I actually have all of the modules in the rack I originally posted and...
Sorry I misunderstood. I thought you were just thinking about accquiring these modules.
Now I see the following ways going forward - depending on your (financial) commitment to eurorack:
- Sell some modules on the used market and replace them in your rack (one after another).
- Get a new rack, which is at least twice as large as your current one (13U, 104hp), replacing your current rack. Rearrange your existing modules and fill up "missing" ones gradually.
- Get 1-2 new racks and plan them "in a modular way". Meaning, to have different racks dedicated to different tasks. E.g. first rack holds stuff for drones and 2-3 "ambient voices" (whatever this might be) - second rack holds 1-2 lead voices and drums/percussion - third rack holds complex sequencer, fx, downmix-utilities and controllers
Rearrange your existing modules and extend the racks as needed.
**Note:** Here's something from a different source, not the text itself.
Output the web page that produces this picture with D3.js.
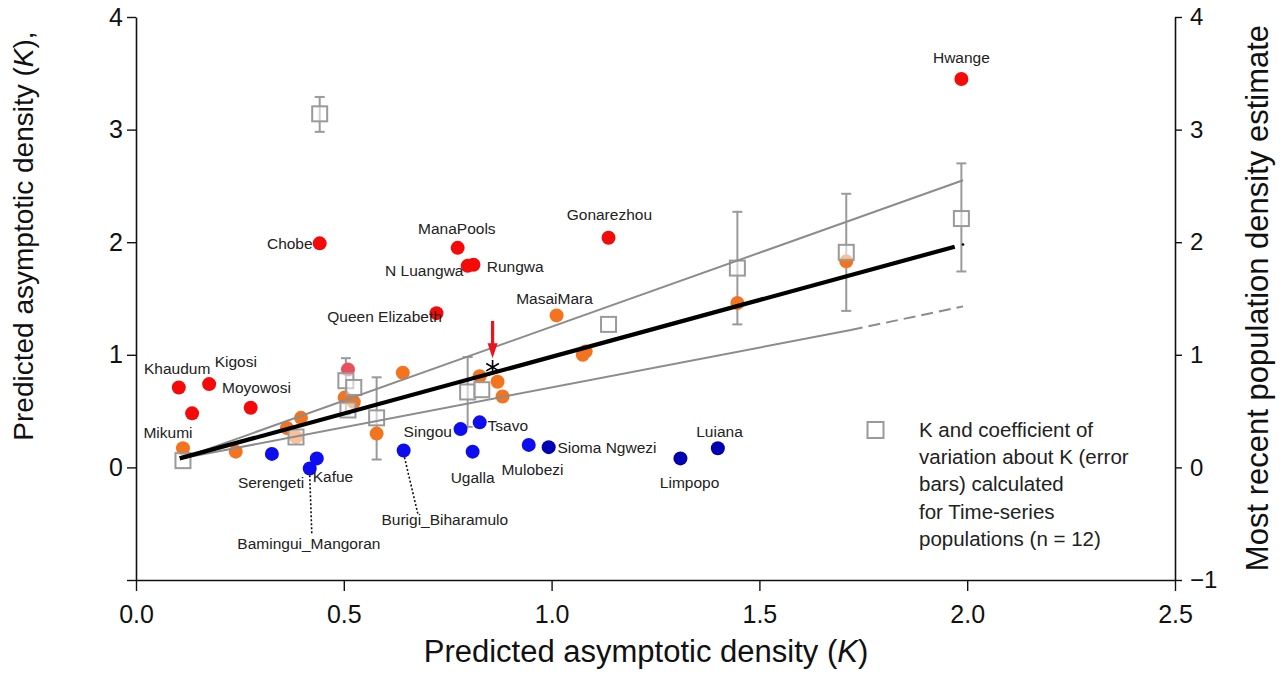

If the first (ambient) rack would have a noise-generator and a (simple) osc with some cv, you would already have some inreresting percussive sounds to play with while not necessarily needing more drum sounds (dependent on your desired style). Together with the sequencing-rack, you would have a nice setup, even for a live gig. (Many cases have the posibility to moint 2 of them together.) - or combine the previously described approaches in a meaningfull way
On another note: You might want to think about your requirements for the drums. Do you really need them in eurorack format or do you enjoy "more traditional" drum sounds? - e.g. you could just use something like a TR-8S
next to your modular. This would be more cost- and place-efficient, than building similar features out in eurorack-format.
Or you could use a Black Box (by 1010 music) as a sampler for drum-duties and sampling in general (but with less modulation options, than if it were a sampler-module). This nice little thing is even compatible with eurorack-levels. Adding a midi-module could enable you to use the box also for sequencing.